A new trend is developing on social media, mainly on Facebook and on Twitter, with women sharing posts containing the phrase "Me too."

It means the person posting has at some point in her life fallen victim either to sexual harassment or assault, or both. And there are a lot of them.

Perhaps the subject seems sticky because it is uncomfortable to talk about. If men start trying to define what constitutes harassment, that can come off as dismissive or an attempt to excuse a behavior.

That is not to say that a man cannot be the victim of the harassment or even the assault, he can, but by looking at the numbers what should be obvious is at least apparent. Most women will, at one time or another, be on the receiving end of unwanted sexual advances, comments, innuendoes or, at its worst, forcible sexual aggression or attack.

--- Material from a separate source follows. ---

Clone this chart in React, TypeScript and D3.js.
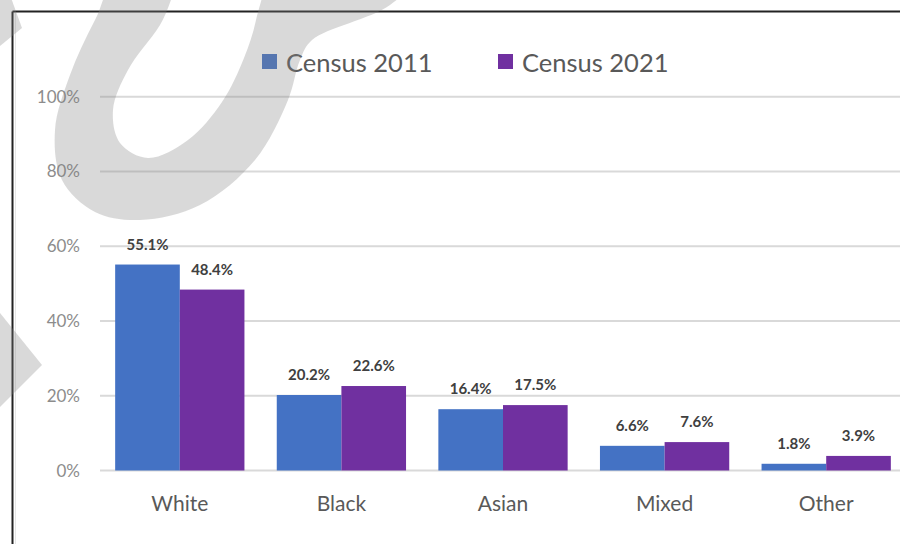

Often, women who come forward with allegations of assault or harassment are treated as if they are at fault. They must have invited it. They must have worn something or said something or suggested through body language that a comment or a touch or a kiss ... we'll stop there ... was being solicited.

And then there is the stigma. There is a heavy burden of shame, blame, guilt and grief associated with being the victim of any kind of abuse, especially sexual assault. A woman who raises such an allegation might be looked at -- sometimes even by other women -- as unclean, or dirty. She might have words we neither can nor would print lobbed at her in public and in private.

But instead of dismissing the trend as a taboo, or politicizing it, we should discuss the subject, openly. We should, as we are sure most parents do, talk to our daughters and our sons about what is OK to say and do and what isn't. We should discuss boundaries and respecting others' wishes and their bodies.

And since no amount of discussion can sanitize the world to the point where these acts will not occur, we should also openly discuss how to report harassment and assault, wherever it occurs and regardless of who it is committed by.

No one is above the law. No one is exempt from respecting the body and the personal space or the self-esteem of another person.

As we have seen in recent weeks and months -- and throughout great chapters of our nation's history -- with matters of race and religion and sexual orientation and with gender, these issues do not simply go away.

We might learn something about ourselves as individuals and as a society if we are open to the discussion. At least then if we identify a need to change we can begin working toward it, rather than keeping it in the dark.